The Eugene Police Department didn’t respond to requests for comment before the filing of this story.
“I see cops all the time cruising by junkies and hookers they know are out selling, copping, turning tricks. They know what goes on, and where,” said resident Bill McSloshed, “but they don’t do nothing about it. But if you’re a rich kid down on campus who gets his stereo or PS5 stolen, they’ll be at your door in minutes.”
“They get these tripwire clockers, pot thieves and skull-busters in here from like LA and New York, and they aren’t using their bully rage to beat up people who actually commit crimes,” said an employee at the Lane County District Attorney’s office, who refused to give their name for fear of being reprimanded or losing their job. “Plus, at our end, we just don’t have the time or the space to put as many offenders away as people may want us to. It’s all about the resources. Which, sometimes, we got dick of.”

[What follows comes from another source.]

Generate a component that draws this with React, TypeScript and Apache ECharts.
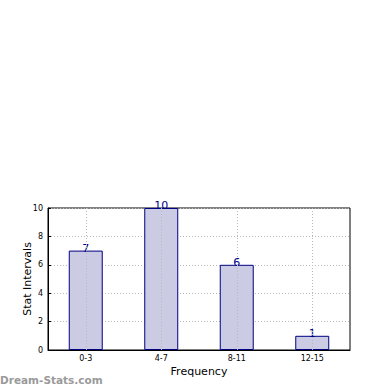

“My friend from Portland got pulled over the other day, she told me, on suspicion of possession of paraphernalia,” Moist said, still with marks on his face from the arrest. “She sat there for, like, an hour while the cop searched her car, and right across the street she swears three dudes and some girl smoked meth in a tent and had a gang bang. I guess you just can’t enrich yourself at the expense of a tweaker the way you can someone who drives a Subaru. Not in this town, anyway.”